The FMLA also requires employers to make reasonable accommodations in terms of an employee’s work schedule when it comes to attending treatment sessions, support group meetings or meeting with a sponsor. While inpatient drug rehabilitation treatment does take place on the grounds of the facility, once a person completes the program ongoing treatment sessions will likely be necessary to maintain ongoing sobriety.

Employer Rights

Work Performance Issues

ADA and FMLA protections only apply in cases where a person is actively seeking treatment. This means, work performance issues can still threaten your job status if you’re not already receiving drug treatment help. In this respect, being in inpatient drug rehabilitation treatment can actually prevent you from getting fired.

Drug Testing

According to the U. S. Department of Health & Human Services, employers still reserve the right to subject an employee to drug testing regardless of whether he or she is current in treatment. Likewise, a positive drug test can result in disciplinary action or firing.
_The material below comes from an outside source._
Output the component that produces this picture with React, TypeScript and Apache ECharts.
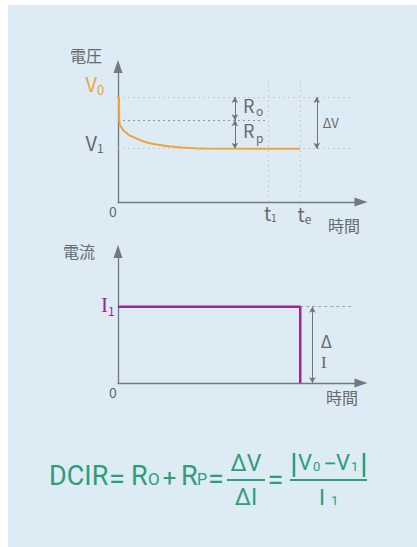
import React, { useEffect, useRef } from "react";
import * as echarts from "echarts";

// ---- data (arbitrary schematic units) ----
const V0 = 77.4;
const VP = 60.3;
const V1 = 39.3;
const T1 = 62;
const TE = 75;
const voltTime = [-2.9, 0.4, 0.5, 0.8, 2.2, 4.2, 7.0, 11.1, 15.2, 20.6, 26.3, 31.7, 35.8, TE];
const voltValue = [V0, V0, VP, 56.6, 52.9, 49.8, 47.3, 44.3, 42.6, 41.2, 40.2, 39.7, 39.4, V1];
const I1 = 58;
const currTime = [0, TE, TE];
const currValue = [I1, I1, 0];
const GUIDE_END = 96.3;
const T_TOP = 89.7;
const RO_X = 48.1;
const DV_X = 81.8;
const DI_X = 80;

const SANS = '"Noto Sans CJK JP", "Noto Sans", sans-serif';
const SERIF = '"Liberation Serif", "DejaVu Serif", serif';
const FORM = 'Roboto, "Liberation Sans", sans-serif';
const GRAY = "#666a6d";
const ORANGE = "#f2a23c";
const PURPLE = "#9b2a8f";
const GREEN = "#2f9d77";
const AXIS = "#6f7b83";

function txt(x: number, y: number, text: string, size: number, color: string, align = "center", family = SANS) {
  return {
    type: "text",
    x,
    y,
    silent: true,
    z: 10,
    style: {
      text,
      fill: color,
      font: `${size}px ${family}`,
      textAlign: align,
      align,
      textVerticalAlign: "middle",
      verticalAlign: "middle",
    },
  };
}

function seg(x1: number, y1: number, x2: number, y2: number, color: string, w = 2) {
  return { type: "line", silent: true, z: 10, shape: { x1, y1, x2, y2 }, style: { stroke: color, lineWidth: w } };
}

function guide(a: number[], b: number[], color: string, type: any) {
  return [
    { coord: a, symbol: "none", lineStyle: { color, width: 1, type } },
    { coord: b, symbol: "none" },
  ];
}
function arrow(a: number[], b: number[]) {
  return [
    { coord: a, symbol: "arrow", symbolSize: [5, 6], lineStyle: { color: "#6b7479", width: 1, type: "solid" } },
    { coord: b, symbol: "arrow", symbolSize: [5, 6] },
  ];
}

const axisCommon = {
  axisTick: { show: false },
  axisLabel: { show: false },
  splitLine: { show: false },
};

export default function App() {
  const ref = useRef<HTMLDivElement>(null);
  useEffect(() => {
    const chart = echarts.init(ref.current!, null, { renderer: "svg" });
    const xAx = (gi: number) => ({
      type: "value",
      gridIndex: gi,
      min: 0,
      max: 100,
      ...axisCommon,
      axisLine: { show: true, symbol: ["none", "triangle"], symbolSize: [9, 13], lineStyle: { color: AXIS, width: 1.3 } },
    });
    const yAx = (gi: number) => ({
      type: "value",
      gridIndex: gi,
      min: 0,
      max: 100,
      ...axisCommon,
      axisLine: { show: true, onZero: false, symbol: ["none", "triangle"], symbolSize: [9, 13], lineStyle: { color: AXIS, width: 1.3 } },
    });
    chart.setOption({
      animation: false,
      backgroundColor: "transparent",
      grid: [
        { left: 118, right: 56, top: 66.5, bottom: 345 },
        { left: 118, right: 56, top: 251.5, bottom: 164 },
      ],
      xAxis: [xAx(0), xAx(1)],
      yAxis: [yAx(0), yAx(1)],
      series: [
        {
          type: "line",
          xAxisIndex: 0,
          yAxisIndex: 0,
          data: voltTime.map((t, i) => [t, voltValue[i]]),
          showSymbol: false,
          symbol: "none",
          clip: false,
          z: 5,
          lineStyle: { color: ORANGE, width: 2 },
          markLine: {
            silent: true,
            symbol: ["none", "none"],
            label: { show: false },
            z: 3,
            data: [
              guide([0, V0], [GUIDE_END, V0], "#c3ccd2", [2, 3]),
              guide([0, V1], [GUIDE_END, V1], "#c3ccd2", [2, 3]),
              guide([0, VP], [T1, VP], "#8f989e", [2, 3]),
              guide([T1, 0], [T1, T_TOP], "#c6ced3", [2, 3]),
              guide([TE, 0], [TE, T_TOP], "#c6ced3", [2, 3]),
              arrow([RO_X, V0], [RO_X, VP]),
              arrow([RO_X, VP], [RO_X, V1]),
              arrow([DV_X, V0], [DV_X, V1]),
            ],
          },
        },
        {
          type: "line",
          xAxisIndex: 1,
          yAxisIndex: 1,
          data: currTime.map((t, i) => [t, currValue[i]]),
          showSymbol: false,
          symbol: "none",
          clip: false,
          z: 5,
          lineStyle: { color: PURPLE, width: 2.5 },
          markLine: {
            silent: true,
            symbol: ["none", "none"],
            label: { show: false },
            z: 3,
            data: [guide([TE, I1], [GUIDE_END, I1], "#9aa3a9", [3, 3]), arrow([DI_X, I1], [DI_X, 0])],
          },
        },
      ],
    });

    const px = (gi: number, x: number, y: number) => chart.convertToPixel({ gridIndex: gi } as any, [x, y]) as number[];
    const O = px(0, 0, 0);
    const top0 = px(0, 0, 100);
    const pV0 = px(0, 0, V0);
    const pV1 = px(0, 0, V1);
    const pVP = px(0, 0, VP);
    const pT1 = px(0, T1, 0);
    const pTE = px(0, TE, 0);
    const pRo = px(0, RO_X, 0);
    const pDV = px(0, DV_X, 0);
    const O2 = px(1, 0, 0);
    const top1 = px(1, 0, 100);
    const pI1 = px(1, 0, I1);
    const pDI = px(1, DI_X, 0);
    const midRo = (pV0[1] + pVP[1]) / 2;
    const midRp = (pVP[1] + pV1[1]) / 2;
    const midDI = (pI1[1] + O2[1]) / 2;

    const elements: any[] = [
      // top chart labels
      txt(top0[0] - 32, top0[1] - 11.5, "電圧", 16, GRAY),
      txt(O[0] - 21, pV0[1] - 13.4, "V", 20, ORANGE, "right"),
      txt(O[0] - 21, pV0[1] - 7.7, "0", 13, ORANGE, "left"),
      txt(O[0] - 21, pV1[1] - 6, "V", 20, GRAY, "right"),
      txt(O[0] - 21, pV1[1] - 1, "1", 12, GRAY, "left"),
      txt(pRo[0] + 8, midRo - 3.3, "R", 18, GRAY, "left"),
      txt(pRo[0] + 21, midRo + 1.7, "o", 12, GRAY, "left"),
      txt(pRo[0] + 8, midRp - 4.3, "R", 18, GRAY, "left"),
      txt(pRo[0] + 21, midRp + 2.7, "p", 12, GRAY, "left"),
      txt(pDV[0] + 6, (pV0[1] + pV1[1]) / 2, "ΔV", 13, GRAY, "left"),
      txt(O[0] - 5, O[1] + 9, "0", 14, GRAY),
      txt(pT1[0] + 2.5, pT1[1] + 10, "t", 19, GRAY, "right"),
      txt(pT1[0] + 2, pT1[1] + 15, "1", 11, GRAY, "left"),
      txt(pTE[0] + 4.5, pTE[1] + 11, "t", 19, GRAY, "right"),
      txt(pTE[0] + 4.5, pTE[1] + 16, "e", 12, GRAY, "left"),
      txt(O[0] + 226, O[1] + 23, "時間", 16, GRAY),
      // bottom chart labels
      txt(top1[0] - 39, top1[1] - 0.5, "電流", 16, GRAY),
      txt(O2[0] - 10, pI1[1] - 1.5, "I", 21, PURPLE, "right", SERIF),
      txt(O2[0] - 10, pI1[1] + 3.5, "1", 12, PURPLE, "left"),
      txt(pDI[0] + 14, midDI - 4, "Δ", 17, GRAY),
      txt(pDI[0] + 11.5, midDI + 17.6, "I", 17, GRAY, "center", SERIF),
      txt(O2[0] - 5, O2[1] + 9, "0", 14, GRAY),
      txt(O2[0] + 224, O2[1] + 14, "時間", 16, GRAY),
      // formula
      txt(49, 476, "DCIR", 27, GREEN, "left", FORM),
      txt(117, 479, "=", 29, GREEN, "center", FORM),
      txt(131, 476, "R", 27, GREEN, "left", FORM),
      txt(148, 479, "O", 17, GREEN, "left", FORM),
      txt(169.5, 478, "+", 24, GREEN, "center", FORM),
      txt(181, 476, "R", 27, GREEN, "left", FORM),
      txt(197, 479, "P", 16, GREEN, "left", FORM),
      txt(216, 479, "=", 29, GREEN, "center", FORM),
      seg(227, 480, 265, 480, GREEN, 2),
      txt(246, 463.5, "ΔV", 23, GREEN, "center", FORM),
      txt(246, 497.5, "ΔI", 23, GREEN, "center", FORM),
      txt(275.5, 480, "=", 29, GREEN, "center", FORM),
      seg(290, 480, 367, 480, GREEN, 2),
      seg(294, 453, 294, 477, GREEN, 2.5),
      txt(298, 462.5, "V", 22, GREEN, "left", FORM),
      txt(313, 466, "0", 13, GREEN, "left", FORM),
      txt(330, 464, "−", 24, GREEN, "center", FORM),
      txt(336, 462.5, "V", 22, GREEN, "left", FORM),
      txt(351, 466, "1", 13, GREEN, "left", FORM),
      seg(364, 453, 364, 477, GREEN, 2.5),
      txt(319, 497.5, "I", 22, GREEN, "left", FORM),
      txt(331, 500, "1", 13, GREEN, "left", FORM),
    ];
    chart.setOption({ graphic: { elements } });
    return () => chart.dispose();
  }, []);
  return (
    <div style={{ position: "fixed", left: 0, top: 0, width: 417, height: 547, background: "#ffffff" }}>
      <div style={{ position: "absolute", left: 8, top: 5, right: 0, bottom: 0, background: "#dcebf4" }} />
      <div ref={ref} style={{ position: "absolute", left: 0, top: 0, width: 417, height: 547 }} />
    </div>
  );
}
Financial Concerns Regarding Inpatient Drug Rehabilitation

Even with the protections afforded by ADA and FMLA laws, inpatient drug rehabilitation programs can run anywhere from 30 to 90 days in duration. While on unpaid leave from work, daily living expenses can add up fast. To help absorb some of the cost, employees can use their vacation time to cover expenses while in inpatient drug rehabilitation. In cases where an employer offers short-term or long-term disability insurance, these options can also be used to cover living expenses.